The palace witnessed some of Guatemala's darkest political chapters. On March 23, 1982, young army officers deposed President Fernando Romeo Lucas Garcia and installed General Efrain Rios Montt, who had been director of the Military Academy when those same officers were cadets. From the palace, Rios Montt gave a speech declaring his willingness to use open trials against suspected guerrillas. What followed was something far less open. He established "special jurisdiction tribunals" — secret courts whose members were appointed by the president but whose identities were unknown to the public. These tribunals operated from the National Palace itself, under the direct control of the Defense Secretary, General Oscar Humberto Mejia Victores. The proceedings were swift and merciless: fifteen people were executed less than a month after capture. The tribunals operated in parallel to Guatemala's judiciary, answerable to no one but the military chain of command, until Mejia Victores himself overthrew Rios Montt in a coup on August 8, 1983.

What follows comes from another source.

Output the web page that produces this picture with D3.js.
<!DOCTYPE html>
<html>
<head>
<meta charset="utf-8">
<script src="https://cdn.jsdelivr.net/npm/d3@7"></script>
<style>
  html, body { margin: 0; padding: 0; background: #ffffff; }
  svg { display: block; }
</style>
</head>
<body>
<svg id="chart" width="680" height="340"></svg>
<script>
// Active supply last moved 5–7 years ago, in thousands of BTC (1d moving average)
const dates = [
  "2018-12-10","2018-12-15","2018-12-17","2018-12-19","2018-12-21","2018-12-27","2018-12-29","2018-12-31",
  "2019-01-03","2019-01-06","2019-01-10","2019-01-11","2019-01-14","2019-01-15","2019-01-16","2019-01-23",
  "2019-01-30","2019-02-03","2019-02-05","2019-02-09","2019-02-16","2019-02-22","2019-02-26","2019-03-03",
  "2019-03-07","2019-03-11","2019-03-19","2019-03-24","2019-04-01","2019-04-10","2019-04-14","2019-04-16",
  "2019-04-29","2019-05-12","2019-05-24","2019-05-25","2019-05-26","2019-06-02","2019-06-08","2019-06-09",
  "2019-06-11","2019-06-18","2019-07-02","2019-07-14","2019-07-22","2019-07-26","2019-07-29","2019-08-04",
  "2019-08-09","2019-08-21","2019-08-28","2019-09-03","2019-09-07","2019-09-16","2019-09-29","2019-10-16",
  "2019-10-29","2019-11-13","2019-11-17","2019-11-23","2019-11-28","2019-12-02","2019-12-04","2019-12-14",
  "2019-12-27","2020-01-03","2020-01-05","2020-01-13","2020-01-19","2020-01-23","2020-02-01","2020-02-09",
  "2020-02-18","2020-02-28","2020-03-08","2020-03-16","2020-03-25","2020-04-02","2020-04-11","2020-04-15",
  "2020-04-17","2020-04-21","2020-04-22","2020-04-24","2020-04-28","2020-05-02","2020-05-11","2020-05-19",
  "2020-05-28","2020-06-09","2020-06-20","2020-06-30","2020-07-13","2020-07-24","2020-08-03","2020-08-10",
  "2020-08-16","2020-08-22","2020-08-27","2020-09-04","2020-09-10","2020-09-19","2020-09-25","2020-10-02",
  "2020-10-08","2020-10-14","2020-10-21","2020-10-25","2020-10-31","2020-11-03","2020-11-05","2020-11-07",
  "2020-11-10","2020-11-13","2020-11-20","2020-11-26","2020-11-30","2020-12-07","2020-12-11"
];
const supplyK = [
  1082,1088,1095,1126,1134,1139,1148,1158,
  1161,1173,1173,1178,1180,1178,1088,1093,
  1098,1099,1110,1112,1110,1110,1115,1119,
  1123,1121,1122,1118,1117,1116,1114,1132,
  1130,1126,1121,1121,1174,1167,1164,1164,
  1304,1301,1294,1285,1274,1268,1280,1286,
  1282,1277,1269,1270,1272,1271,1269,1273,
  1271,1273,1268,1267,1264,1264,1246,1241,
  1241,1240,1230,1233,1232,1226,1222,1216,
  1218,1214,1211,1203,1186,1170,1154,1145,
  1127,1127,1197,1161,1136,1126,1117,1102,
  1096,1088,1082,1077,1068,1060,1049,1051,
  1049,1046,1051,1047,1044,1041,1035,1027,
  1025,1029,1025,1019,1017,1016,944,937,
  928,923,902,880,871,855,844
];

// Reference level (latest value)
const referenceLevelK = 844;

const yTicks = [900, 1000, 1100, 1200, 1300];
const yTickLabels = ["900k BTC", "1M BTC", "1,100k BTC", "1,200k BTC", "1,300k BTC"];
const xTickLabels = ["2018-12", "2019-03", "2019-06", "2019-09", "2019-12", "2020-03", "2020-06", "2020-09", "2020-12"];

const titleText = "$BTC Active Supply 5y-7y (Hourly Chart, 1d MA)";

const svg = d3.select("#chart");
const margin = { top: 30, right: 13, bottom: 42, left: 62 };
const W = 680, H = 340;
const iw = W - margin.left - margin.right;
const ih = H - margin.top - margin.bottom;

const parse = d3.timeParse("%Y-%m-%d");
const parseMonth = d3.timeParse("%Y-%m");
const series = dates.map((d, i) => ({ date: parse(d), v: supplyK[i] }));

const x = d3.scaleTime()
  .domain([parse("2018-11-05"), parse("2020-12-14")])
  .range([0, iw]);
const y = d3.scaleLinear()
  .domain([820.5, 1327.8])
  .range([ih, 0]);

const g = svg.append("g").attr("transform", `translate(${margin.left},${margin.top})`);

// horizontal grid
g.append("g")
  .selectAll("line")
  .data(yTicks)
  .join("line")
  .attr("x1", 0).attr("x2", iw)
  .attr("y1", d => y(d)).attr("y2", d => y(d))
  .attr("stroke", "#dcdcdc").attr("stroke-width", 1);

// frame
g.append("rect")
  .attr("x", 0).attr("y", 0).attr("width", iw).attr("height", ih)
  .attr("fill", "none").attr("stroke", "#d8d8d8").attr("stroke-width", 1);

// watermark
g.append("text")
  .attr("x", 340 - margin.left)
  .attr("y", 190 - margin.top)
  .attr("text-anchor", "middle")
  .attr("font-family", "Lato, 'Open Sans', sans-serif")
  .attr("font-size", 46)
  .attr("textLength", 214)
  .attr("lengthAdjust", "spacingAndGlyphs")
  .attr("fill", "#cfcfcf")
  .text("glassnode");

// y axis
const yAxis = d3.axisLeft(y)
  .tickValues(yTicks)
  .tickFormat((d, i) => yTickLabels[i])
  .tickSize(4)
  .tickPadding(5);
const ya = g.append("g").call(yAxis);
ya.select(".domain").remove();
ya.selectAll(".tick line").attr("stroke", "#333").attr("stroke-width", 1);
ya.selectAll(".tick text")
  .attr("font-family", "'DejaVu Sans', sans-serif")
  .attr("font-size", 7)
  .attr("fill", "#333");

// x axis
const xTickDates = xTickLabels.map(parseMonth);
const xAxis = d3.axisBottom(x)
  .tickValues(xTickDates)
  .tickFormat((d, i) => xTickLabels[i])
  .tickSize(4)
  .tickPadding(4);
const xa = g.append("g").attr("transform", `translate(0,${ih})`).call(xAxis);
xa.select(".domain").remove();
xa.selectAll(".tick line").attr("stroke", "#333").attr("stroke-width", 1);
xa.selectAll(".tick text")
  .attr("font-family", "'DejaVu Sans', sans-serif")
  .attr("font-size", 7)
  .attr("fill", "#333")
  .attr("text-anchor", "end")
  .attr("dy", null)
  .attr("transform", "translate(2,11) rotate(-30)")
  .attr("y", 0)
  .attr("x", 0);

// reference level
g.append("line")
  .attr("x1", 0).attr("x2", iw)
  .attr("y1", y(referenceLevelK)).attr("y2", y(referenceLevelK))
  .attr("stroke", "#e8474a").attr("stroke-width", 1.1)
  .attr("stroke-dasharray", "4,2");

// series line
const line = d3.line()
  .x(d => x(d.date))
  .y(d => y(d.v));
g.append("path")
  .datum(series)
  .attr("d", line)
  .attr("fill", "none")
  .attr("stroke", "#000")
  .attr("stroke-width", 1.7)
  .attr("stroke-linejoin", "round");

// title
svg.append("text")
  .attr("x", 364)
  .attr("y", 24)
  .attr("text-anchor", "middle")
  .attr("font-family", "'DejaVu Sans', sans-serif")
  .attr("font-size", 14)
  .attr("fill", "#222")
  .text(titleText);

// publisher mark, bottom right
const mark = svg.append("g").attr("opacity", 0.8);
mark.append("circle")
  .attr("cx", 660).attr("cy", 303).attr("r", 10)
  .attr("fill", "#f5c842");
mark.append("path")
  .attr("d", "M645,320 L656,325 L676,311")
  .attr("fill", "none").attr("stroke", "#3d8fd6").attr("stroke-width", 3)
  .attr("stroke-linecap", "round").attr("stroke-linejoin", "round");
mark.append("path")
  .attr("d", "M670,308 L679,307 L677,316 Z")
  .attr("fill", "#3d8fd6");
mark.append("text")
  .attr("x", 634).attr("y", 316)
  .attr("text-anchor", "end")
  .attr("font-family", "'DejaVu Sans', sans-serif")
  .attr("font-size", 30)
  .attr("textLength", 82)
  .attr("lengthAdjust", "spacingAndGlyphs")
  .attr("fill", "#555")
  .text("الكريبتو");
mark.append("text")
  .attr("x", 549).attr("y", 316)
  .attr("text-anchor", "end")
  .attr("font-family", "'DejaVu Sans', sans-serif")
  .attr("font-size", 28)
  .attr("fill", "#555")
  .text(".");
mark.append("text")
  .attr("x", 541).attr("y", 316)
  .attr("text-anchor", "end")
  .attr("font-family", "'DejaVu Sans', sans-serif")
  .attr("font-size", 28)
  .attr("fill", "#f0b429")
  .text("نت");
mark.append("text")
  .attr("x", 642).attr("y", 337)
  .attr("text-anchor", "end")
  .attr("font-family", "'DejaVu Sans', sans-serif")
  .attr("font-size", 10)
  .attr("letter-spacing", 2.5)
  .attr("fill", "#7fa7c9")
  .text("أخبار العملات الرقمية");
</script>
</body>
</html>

The National Palace is now a museum, the Palacio Nacional de la Cultura, and is used for select government ceremonies. The transition from seat of power to cultural institution mirrors a broader reckoning in Guatemala, where buildings that once housed authoritarian rule are being reframed as sites of historical memory. Visitors can walk the halls where generals once governed and secret tribunals once convened. The architecture remains impressive — the green-tinted stone that gives the building its nickname, the grand staircases, the courtyards that echo with footsteps in a building designed to project authority. But the building's meaning has shifted. It no longer represents the power of the state over its people. It represents what that power did, and what came after. Kilometro Cero still marks the floor. Every road in Guatemala still begins at the palace. But now, at least, the building belongs to the public rather than to the men who once ruled from within it.

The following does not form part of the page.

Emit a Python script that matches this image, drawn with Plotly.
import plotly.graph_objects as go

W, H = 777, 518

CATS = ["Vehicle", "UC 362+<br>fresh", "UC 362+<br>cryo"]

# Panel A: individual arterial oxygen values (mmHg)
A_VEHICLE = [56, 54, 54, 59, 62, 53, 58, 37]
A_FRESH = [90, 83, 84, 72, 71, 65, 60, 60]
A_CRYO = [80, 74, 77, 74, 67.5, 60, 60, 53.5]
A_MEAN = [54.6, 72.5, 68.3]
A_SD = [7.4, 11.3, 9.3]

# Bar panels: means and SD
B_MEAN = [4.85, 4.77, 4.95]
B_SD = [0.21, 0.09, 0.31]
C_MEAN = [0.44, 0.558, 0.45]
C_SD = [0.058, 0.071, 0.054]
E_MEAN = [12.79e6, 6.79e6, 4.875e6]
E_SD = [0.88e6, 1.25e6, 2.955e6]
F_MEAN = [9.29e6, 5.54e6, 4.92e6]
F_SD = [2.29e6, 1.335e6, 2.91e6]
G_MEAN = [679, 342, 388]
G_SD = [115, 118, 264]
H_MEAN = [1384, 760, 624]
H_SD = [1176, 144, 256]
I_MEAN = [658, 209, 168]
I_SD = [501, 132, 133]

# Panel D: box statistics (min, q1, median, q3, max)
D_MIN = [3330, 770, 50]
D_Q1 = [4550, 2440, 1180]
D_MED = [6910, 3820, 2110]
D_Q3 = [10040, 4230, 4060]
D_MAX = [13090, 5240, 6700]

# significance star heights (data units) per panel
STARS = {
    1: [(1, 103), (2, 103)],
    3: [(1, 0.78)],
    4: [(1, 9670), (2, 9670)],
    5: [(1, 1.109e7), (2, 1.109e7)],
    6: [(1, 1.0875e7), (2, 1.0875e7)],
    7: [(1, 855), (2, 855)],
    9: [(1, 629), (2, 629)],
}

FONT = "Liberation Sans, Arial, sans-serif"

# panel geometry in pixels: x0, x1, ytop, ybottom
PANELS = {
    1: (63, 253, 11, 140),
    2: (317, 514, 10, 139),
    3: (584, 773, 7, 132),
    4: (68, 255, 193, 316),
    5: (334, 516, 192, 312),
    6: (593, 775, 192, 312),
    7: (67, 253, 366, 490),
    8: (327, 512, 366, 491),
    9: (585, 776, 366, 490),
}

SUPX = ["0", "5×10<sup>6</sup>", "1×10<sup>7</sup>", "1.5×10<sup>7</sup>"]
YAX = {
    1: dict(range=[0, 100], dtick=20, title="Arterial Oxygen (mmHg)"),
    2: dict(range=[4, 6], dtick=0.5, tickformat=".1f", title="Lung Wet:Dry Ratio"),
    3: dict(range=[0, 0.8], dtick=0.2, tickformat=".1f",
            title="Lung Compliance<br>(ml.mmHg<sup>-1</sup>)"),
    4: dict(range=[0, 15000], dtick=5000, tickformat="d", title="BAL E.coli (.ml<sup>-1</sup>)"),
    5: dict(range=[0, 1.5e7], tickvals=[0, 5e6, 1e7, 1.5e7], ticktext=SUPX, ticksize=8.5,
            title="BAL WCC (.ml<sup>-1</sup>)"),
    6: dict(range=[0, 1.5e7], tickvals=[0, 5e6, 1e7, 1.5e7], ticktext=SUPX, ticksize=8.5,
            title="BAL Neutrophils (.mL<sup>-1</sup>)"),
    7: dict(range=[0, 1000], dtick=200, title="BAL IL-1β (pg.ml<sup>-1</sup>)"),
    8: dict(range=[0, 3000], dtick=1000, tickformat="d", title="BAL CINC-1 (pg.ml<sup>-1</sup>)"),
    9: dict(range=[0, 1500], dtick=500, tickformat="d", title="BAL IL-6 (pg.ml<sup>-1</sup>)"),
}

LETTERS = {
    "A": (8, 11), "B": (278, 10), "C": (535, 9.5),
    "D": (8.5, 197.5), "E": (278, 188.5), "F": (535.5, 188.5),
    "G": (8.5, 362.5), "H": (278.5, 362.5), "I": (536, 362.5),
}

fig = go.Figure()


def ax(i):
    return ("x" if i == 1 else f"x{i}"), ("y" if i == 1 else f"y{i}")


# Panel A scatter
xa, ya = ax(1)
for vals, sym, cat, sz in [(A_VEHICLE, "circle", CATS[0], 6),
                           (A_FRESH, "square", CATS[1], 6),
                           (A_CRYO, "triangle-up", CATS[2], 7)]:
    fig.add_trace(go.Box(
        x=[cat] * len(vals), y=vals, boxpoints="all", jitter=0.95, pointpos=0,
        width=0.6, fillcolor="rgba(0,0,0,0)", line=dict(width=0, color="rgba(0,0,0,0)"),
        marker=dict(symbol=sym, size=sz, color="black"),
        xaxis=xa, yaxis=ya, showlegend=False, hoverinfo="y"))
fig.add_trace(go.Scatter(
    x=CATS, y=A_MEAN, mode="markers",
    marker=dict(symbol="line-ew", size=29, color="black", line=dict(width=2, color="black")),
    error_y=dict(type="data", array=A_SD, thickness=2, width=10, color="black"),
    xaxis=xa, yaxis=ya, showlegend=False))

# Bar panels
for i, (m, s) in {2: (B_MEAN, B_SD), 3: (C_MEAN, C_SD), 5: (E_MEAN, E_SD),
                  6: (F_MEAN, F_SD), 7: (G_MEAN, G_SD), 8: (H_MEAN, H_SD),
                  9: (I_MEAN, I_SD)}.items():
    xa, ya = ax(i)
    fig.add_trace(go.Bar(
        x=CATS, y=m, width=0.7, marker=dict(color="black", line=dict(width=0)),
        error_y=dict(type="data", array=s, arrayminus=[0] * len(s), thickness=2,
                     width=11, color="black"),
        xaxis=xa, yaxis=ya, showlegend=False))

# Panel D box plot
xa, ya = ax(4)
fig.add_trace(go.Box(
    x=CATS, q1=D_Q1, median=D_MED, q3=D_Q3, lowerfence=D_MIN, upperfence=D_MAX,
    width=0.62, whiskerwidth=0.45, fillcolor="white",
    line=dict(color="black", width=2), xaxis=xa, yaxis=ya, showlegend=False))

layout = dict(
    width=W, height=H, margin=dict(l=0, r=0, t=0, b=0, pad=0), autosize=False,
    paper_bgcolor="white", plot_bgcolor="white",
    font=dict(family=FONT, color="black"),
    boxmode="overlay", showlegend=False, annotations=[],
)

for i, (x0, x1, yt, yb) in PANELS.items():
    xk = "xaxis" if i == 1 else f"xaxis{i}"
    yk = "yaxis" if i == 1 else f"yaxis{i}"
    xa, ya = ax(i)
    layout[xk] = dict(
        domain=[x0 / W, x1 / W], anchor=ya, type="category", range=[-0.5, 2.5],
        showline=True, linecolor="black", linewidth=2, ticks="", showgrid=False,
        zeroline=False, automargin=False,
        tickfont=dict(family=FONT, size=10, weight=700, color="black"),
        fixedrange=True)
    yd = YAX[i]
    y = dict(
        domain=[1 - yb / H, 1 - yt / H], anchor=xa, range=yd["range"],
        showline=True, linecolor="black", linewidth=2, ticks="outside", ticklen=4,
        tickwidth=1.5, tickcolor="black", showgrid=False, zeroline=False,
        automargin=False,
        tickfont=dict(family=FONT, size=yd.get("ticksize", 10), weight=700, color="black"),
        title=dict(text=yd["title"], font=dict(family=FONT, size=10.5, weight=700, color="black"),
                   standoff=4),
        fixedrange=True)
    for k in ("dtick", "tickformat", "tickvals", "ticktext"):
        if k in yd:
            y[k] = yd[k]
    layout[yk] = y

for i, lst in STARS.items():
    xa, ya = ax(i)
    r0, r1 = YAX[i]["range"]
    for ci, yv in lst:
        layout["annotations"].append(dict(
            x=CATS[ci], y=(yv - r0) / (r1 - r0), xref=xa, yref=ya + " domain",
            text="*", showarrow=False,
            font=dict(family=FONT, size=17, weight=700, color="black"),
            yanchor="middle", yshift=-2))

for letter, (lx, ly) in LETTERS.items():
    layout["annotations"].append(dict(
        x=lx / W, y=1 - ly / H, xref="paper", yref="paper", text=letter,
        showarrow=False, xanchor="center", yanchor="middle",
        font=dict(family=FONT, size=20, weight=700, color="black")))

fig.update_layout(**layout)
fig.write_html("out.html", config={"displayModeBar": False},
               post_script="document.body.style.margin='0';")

The National Palace sits at 14.643°N, 90.513°W on the north side of the Parque Central in the heart of Guatemala City. From 3,000-5,000 feet AGL, look for the large open plaza of the Parque Central in the dense urban core — the palace is the prominent green-tinted building on its north edge, with the Metropolitan Cathedral adjacent. La Aurora International Airport (MGGT) lies approximately 4 km south-southwest. Guatemala City occupies a highland valley at roughly 4,900 feet elevation. Volcanic peaks — Agua, Fuego, and Acatenango — are visible to the west and southwest on clear days.